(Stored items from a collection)

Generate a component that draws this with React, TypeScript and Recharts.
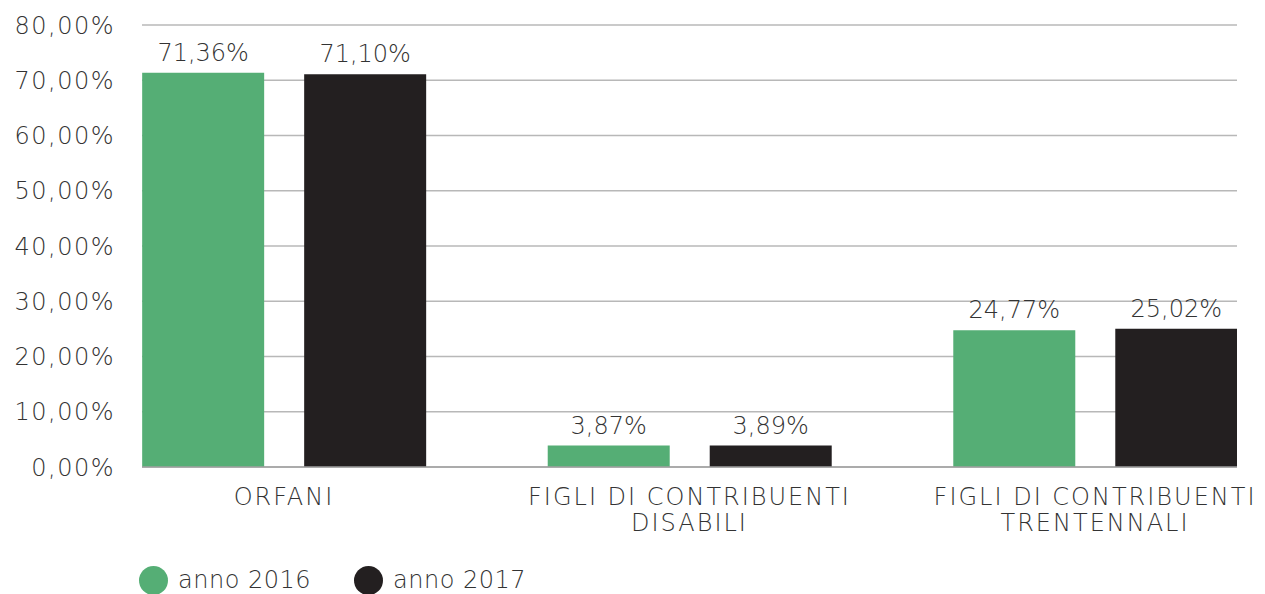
import { BarChart, Bar, XAxis, YAxis, CartesianGrid, Legend, LabelList } from 'recharts'

const categories = ['ORFANI', 'FIGLI DI CONTRIBUENTI\nDISABILI', 'FIGLI DI CONTRIBUENTI\nTRENTENNALI']
const anno2016 = [71.36, 3.87, 24.77]
const anno2017 = [71.1, 3.89, 25.02]
const yTicks = [0, 10, 20, 30, 40, 50, 60, 70, 80]

const GREEN = '#55ae75'
const BLACK = '#231f20'
const TEXT = '#333333'
const FONT = '"DejaVu Sans", sans-serif'
const WEIGHT = 300

const data = categories.map((name, i) => ({ idx: i, name, a2016: anno2016[i], a2017: anno2017[i] }))

const pct = (v: number) => v.toFixed(2).replace('.', ',') + '%'

function CategoryTick({ x, y, payload }: any) {
  const lines = String(categories[payload.value] ?? '').split('\n')
  return (
    <text x={x} y={y} textAnchor="middle" fill={TEXT} fontSize={24} fontFamily={FONT} fontWeight={WEIGHT} letterSpacing={2}>
      {lines.map((l, i) => (
        <tspan key={i} x={x} dy={i === 0 ? 30 : 26}>{l}</tspan>
      ))}
    </text>
  )
}

function LegendContent() {
  const items = [
    { label: 'anno 2016', color: GREEN },
    { label: 'anno 2017', color: BLACK },
  ]
  return (
    <div style={{ display: 'flex', height: 28, alignItems: 'center', paddingLeft: 139, fontFamily: FONT, fontWeight: WEIGHT, fontSize: 24, letterSpacing: 0.5, color: TEXT }}>
      {items.map((it) => (
        <div key={it.label} style={{ display: 'flex', alignItems: 'center', marginRight: 43 }}>
          <span style={{ width: 29, height: 29, borderRadius: '50%', background: it.color, display: 'inline-block', marginRight: 10 }} />
          <span>{it.label}</span>
        </div>
      ))}
    </div>
  )
}

export default function App() {
  return (
    <div style={{ position: 'absolute', left: 0, top: 0, width: 1265, height: 594, background: '#fff' }}>
      <BarChart width={1265} height={594} data={data} margin={{ top: 25, right: 28, left: 0, bottom: 0 }} barGap={40}>
        <CartesianGrid vertical={false} stroke="#b8b8b8" strokeWidth={1.3} />
        <XAxis
          dataKey="idx"
          type="number"
          domain={[-0.35, 2.35]}
          ticks={[0, 1, 2]}
          interval={0}
          height={99}
          tickLine={false}
          axisLine={{ stroke: '#a0a0a0', strokeWidth: 1.5 }}
          tick={<CategoryTick />}
          allowDataOverflow
        />
        <YAxis
          domain={[0, 80]}
          ticks={yTicks}
          width={142}
          tickSize={0}
          tickMargin={27}
          axisLine={false}
          tickLine={false}
          tickFormatter={pct}
          tick={{ fill: TEXT, fontSize: 24, fontFamily: FONT, fontWeight: WEIGHT, letterSpacing: 1.5 }}
        />
        <Legend verticalAlign="bottom" content={<LegendContent />} wrapperStyle={{ left: 0, width: 1265 }} />
        <Bar dataKey="a2016" name="anno 2016" fill={GREEN} barSize={122} isAnimationActive={false}>
          <LabelList dataKey="a2016" position="top" offset={12} formatter={(v: any) => pct(Number(v))} fill={TEXT} fontSize={24} fontFamily={FONT} fontWeight={WEIGHT} />
        </Bar>
        <Bar dataKey="a2017" name="anno 2017" fill={BLACK} barSize={122} isAnimationActive={false}>
          <LabelList dataKey="a2017" position="top" offset={12} formatter={(v: any) => pct(Number(v))} fill={TEXT} fontSize={24} fontFamily={FONT} fontWeight={WEIGHT} />
        </Bar>
      </BarChart>
    </div>
  )
}
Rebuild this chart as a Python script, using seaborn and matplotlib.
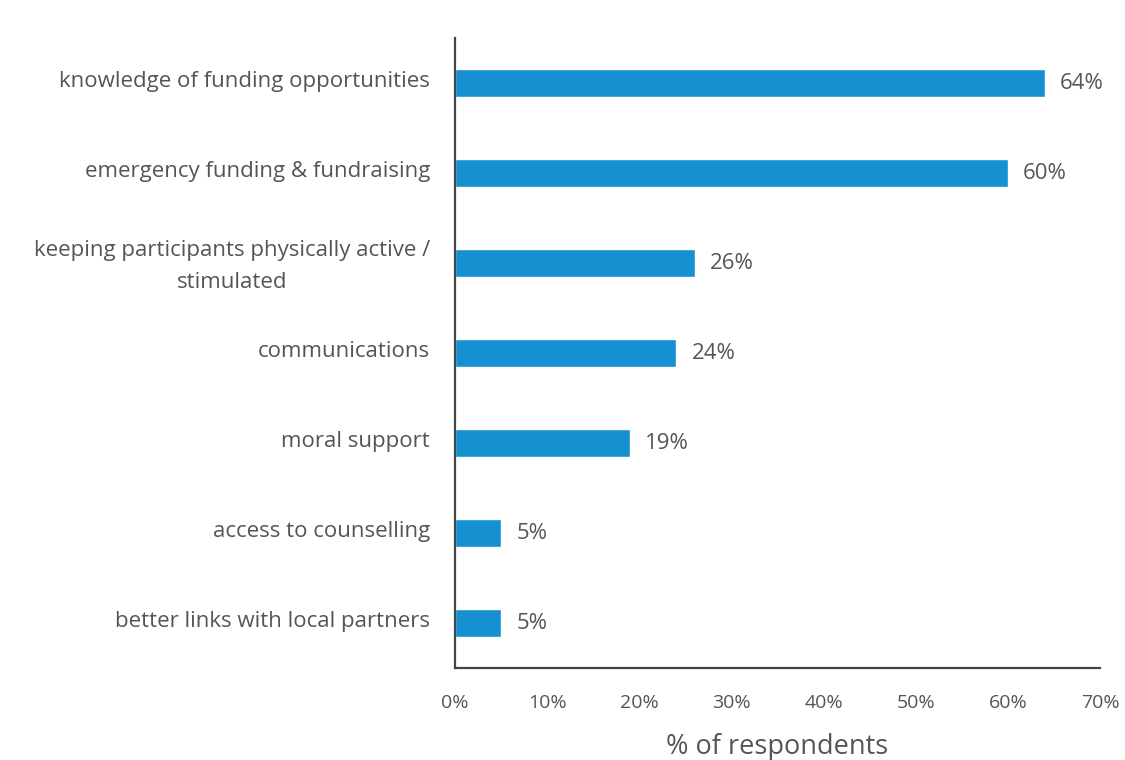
import matplotlib
matplotlib.use("Agg")
import matplotlib.pyplot as plt
import matplotlib.transforms as mtransforms
import seaborn as sns
import pandas as pd
from matplotlib.ticker import FuncFormatter

categories = [
    "knowledge of funding opportunities",
    "emergency funding & fundraising",
    "keeping participants physically active /\nstimulated",
    "communications",
    "moral support",
    "access to counselling",
    "better links with local partners",
]
values = [64, 60, 26, 24, 19, 5, 5]
x_ticks = [0, 10, 20, 30, 40, 50, 60, 70]

df = pd.DataFrame({"need": categories, "pct": values})

sns.set_theme(style="white")
plt.rcParams["font.family"] = ["Open Sans", "DejaVu Sans"]

text_color = "#555555"
bar_color = "#1591D2"

fig = plt.figure(figsize=(11.25, 7.6), dpi=100)
ax = fig.add_axes([0.4044, 0.121, 0.5734, 0.829])

sns.barplot(data=df, x="pct", y="need", orient="h", color=bar_color,
            width=0.32, saturation=1, ax=ax)

for container in ax.containers:
    ax.bar_label(container, labels=[f"{v}%" for v in values], padding=11,
                 fontsize=16, color=text_color)

ax.set_xlim(0, 70)
ax.set_ylim(6.5, -0.5)
ax.set_xticks(x_ticks)
ax.xaxis.set_major_formatter(FuncFormatter(lambda v, _: f"{v:.0f}%"))
ax.set_xlabel("% of respondents", fontsize=19.5, color=text_color, labelpad=15)
ax.set_ylabel("")

ax.tick_params(axis="both", length=0, colors=text_color)
ax.tick_params(axis="x", pad=19, labelsize=14)
ax.tick_params(axis="y", pad=18, labelsize=16)

# nudge category labels slightly upward
lift = mtransforms.ScaledTranslation(0, 3 / 72, fig.dpi_scale_trans)
for lbl in ax.get_yticklabels():
    lbl.set_multialignment("center")
    lbl.set_linespacing(1.65)
    lbl.set_transform(lbl.get_transform() + lift)

for side in ["top", "right"]:
    ax.spines[side].set_visible(False)
for side in ["left", "bottom"]:
    ax.spines[side].set_color("#444444")
    ax.spines[side].set_linewidth(1.6)

fig.savefig("out.png", dpi=100, facecolor="white")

**Short exercise**
Transcribe every entry word for word, but omit the pictures.

**Problem solution**
Generate a component that draws this with React, TypeScript and Recharts.
import { BarChart, Bar, XAxis, YAxis, CartesianGrid, Legend, LabelList } from 'recharts'

const categories = ['ORFANI', 'FIGLI DI CONTRIBUENTI\nDISABILI', 'FIGLI DI CONTRIBUENTI\nTRENTENNALI']
const anno2016 = [71.36, 3.87, 24.77]
const anno2017 = [71.1, 3.89, 25.02]
const yTicks = [0, 10, 20, 30, 40, 50, 60, 70, 80]

const GREEN = '#55ae75'
const BLACK = '#231f20'
const TEXT = '#333333'
const FONT = '"DejaVu Sans", sans-serif'
const WEIGHT = 300

const data = categories.map((name, i) => ({ idx: i, name, a2016: anno2016[i], a2017: anno2017[i] }))

const pct = (v: number) => v.toFixed(2).replace('.', ',') + '%'

function CategoryTick({ x, y, payload }: any) {
  const lines = String(categories[payload.value] ?? '').split('\n')
  return (
    <text x={x} y={y} textAnchor="middle" fill={TEXT} fontSize={24} fontFamily={FONT} fontWeight={WEIGHT} letterSpacing={2}>
      {lines.map((l, i) => (
        <tspan key={i} x={x} dy={i === 0 ? 30 : 26}>{l}</tspan>
      ))}
    </text>
  )
}

function LegendContent() {
  const items = [
    { label: 'anno 2016', color: GREEN },
    { label: 'anno 2017', color: BLACK },
  ]
  return (
    <div style={{ display: 'flex', height: 28, alignItems: 'center', paddingLeft: 139, fontFamily: FONT, fontWeight: WEIGHT, fontSize: 24, letterSpacing: 0.5, color: TEXT }}>
      {items.map((it) => (
        <div key={it.label} style={{ display: 'flex', alignItems: 'center', marginRight: 43 }}>
          <span style={{ width: 29, height: 29, borderRadius: '50%', background: it.color, display: 'inline-block', marginRight: 10 }} />
          <span>{it.label}</span>
        </div>
      ))}
    </div>
  )
}

export default function App() {
  return (
    <div style={{ position: 'absolute', left: 0, top: 0, width: 1265, height: 594, background: '#fff' }}>
      <BarChart width={1265} height={594} data={data} margin={{ top: 25, right: 28, left: 0, bottom: 0 }} barGap={40}>
        <CartesianGrid vertical={false} stroke="#b8b8b8" strokeWidth={1.3} />
        <XAxis
          dataKey="idx"
          type="number"
          domain={[-0.35, 2.35]}
          ticks={[0, 1, 2]}
          interval={0}
          height={99}
          tickLine={false}
          axisLine={{ stroke: '#a0a0a0', strokeWidth: 1.5 }}
          tick={<CategoryTick />}
          allowDataOverflow
        />
        <YAxis
          domain={[0, 80]}
          ticks={yTicks}
          width={142}
          tickSize={0}
          tickMargin={27}
          axisLine={false}
          tickLine={false}
          tickFormatter={pct}
          tick={{ fill: TEXT, fontSize: 24, fontFamily: FONT, fontWeight: WEIGHT, letterSpacing: 1.5 }}
        />
        <Legend verticalAlign="bottom" content={<LegendContent />} wrapperStyle={{ left: 0, width: 1265 }} />
        <Bar dataKey="a2016" name="anno 2016" fill={GREEN} barSize={122} isAnimationActive={false}>
          <LabelList dataKey="a2016" position="top" offset={12} formatter={(v: any) => pct(Number(v))} fill={TEXT} fontSize={24} fontFamily={FONT} fontWeight={WEIGHT} />
        </Bar>
        <Bar dataKey="a2017" name="anno 2017" fill={BLACK} barSize={122} isAnimationActive={false}>
          <LabelList dataKey="a2017" position="top" offset={12} formatter={(v: any) => pct(Number(v))} fill={TEXT} fontSize={24} fontFamily={FONT} fontWeight={WEIGHT} />
        </Bar>
      </BarChart>
    </div>
  )
}
Rebuild this chart as a Python script, using seaborn and matplotlib.
import matplotlib
matplotlib.use("Agg")
import matplotlib.pyplot as plt
import matplotlib.transforms as mtransforms
import seaborn as sns
import pandas as pd
from matplotlib.ticker import FuncFormatter

categories = [
    "knowledge of funding opportunities",
    "emergency funding & fundraising",
    "keeping participants physically active /\nstimulated",
    "communications",
    "moral support",
    "access to counselling",
    "better links with local partners",
]
values = [64, 60, 26, 24, 19, 5, 5]
x_ticks = [0, 10, 20, 30, 40, 50, 60, 70]

df = pd.DataFrame({"need": categories, "pct": values})

sns.set_theme(style="white")
plt.rcParams["font.family"] = ["Open Sans", "DejaVu Sans"]

text_color = "#555555"
bar_color = "#1591D2"

fig = plt.figure(figsize=(11.25, 7.6), dpi=100)
ax = fig.add_axes([0.4044, 0.121, 0.5734, 0.829])

sns.barplot(data=df, x="pct", y="need", orient="h", color=bar_color,
            width=0.32, saturation=1, ax=ax)

for container in ax.containers:
    ax.bar_label(container, labels=[f"{v}%" for v in values], padding=11,
                 fontsize=16, color=text_color)

ax.set_xlim(0, 70)
ax.set_ylim(6.5, -0.5)
ax.set_xticks(x_ticks)
ax.xaxis.set_major_formatter(FuncFormatter(lambda v, _: f"{v:.0f}%"))
ax.set_xlabel("% of respondents", fontsize=19.5, color=text_color, labelpad=15)
ax.set_ylabel("")

ax.tick_params(axis="both", length=0, colors=text_color)
ax.tick_params(axis="x", pad=19, labelsize=14)
ax.tick_params(axis="y", pad=18, labelsize=16)

# nudge category labels slightly upward
lift = mtransforms.ScaledTranslation(0, 3 / 72, fig.dpi_scale_trans)
for lbl in ax.get_yticklabels():
    lbl.set_multialignment("center")
    lbl.set_linespacing(1.65)
    lbl.set_transform(lbl.get_transform() + lift)

for side in ["top", "right"]:
    ax.spines[side].set_visible(False)
for side in ["left", "bottom"]:
    ax.spines[side].set_color("#444444")
    ax.spines[side].set_linewidth(1.6)

fig.savefig("out.png", dpi=100, facecolor="white")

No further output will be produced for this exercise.